Absolutely nobody liked it so they won't be trying it
again.
Julius Caesar without the assassination.
Macbeth without. . .um, well, with nothing at all.
And Passion plays without the crucifixion.
When I was a little tyke (three, maybe) I used to walk around everywhere with an enormous plastic toy sword strapped to my belt. You could never get away with that kind of thing now...
What kid during the '80s didn't have a plastic He Man sword?
BY THE POWER OF GREYSKULL!
Uh, so what's the problem again? Outrage that a college play will not be as violent as perhaps it could be? The horror.

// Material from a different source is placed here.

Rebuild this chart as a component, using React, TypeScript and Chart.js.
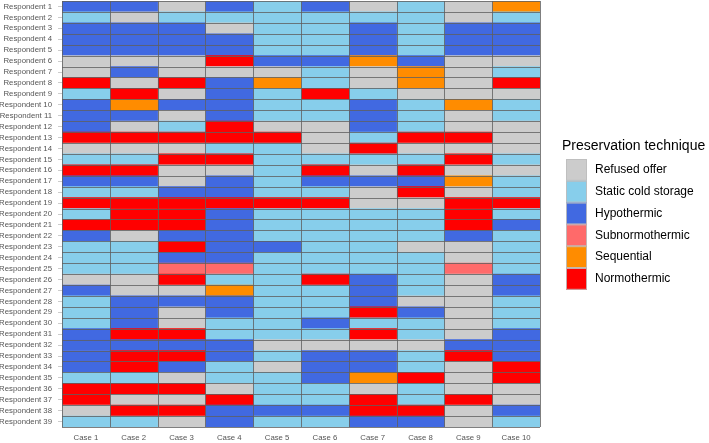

Shakespeare without violence is like a Romance novel without a love
scene, a sci-fi show without a hot alien chick, or an Ayn Rand
story without a violent rape sequence.
Well, I was in one of these productions with blunted swords, and someone substituted a real pointy sword--and put poison on it! You wouldn't believe the carnage! I still think Fortinbras was behind it.
Theater majors are not far behind English majors as people
who need to be monitored closely.
Excuse me? I use my mad English skills to write grammatically
correct essays explaining why gun control is bullshit.
Were Gimli and Legolas lovers? What about Sam and Frodo? Sure
looked like it in the movies, that's for sure.
Not that there's anything wrong with that.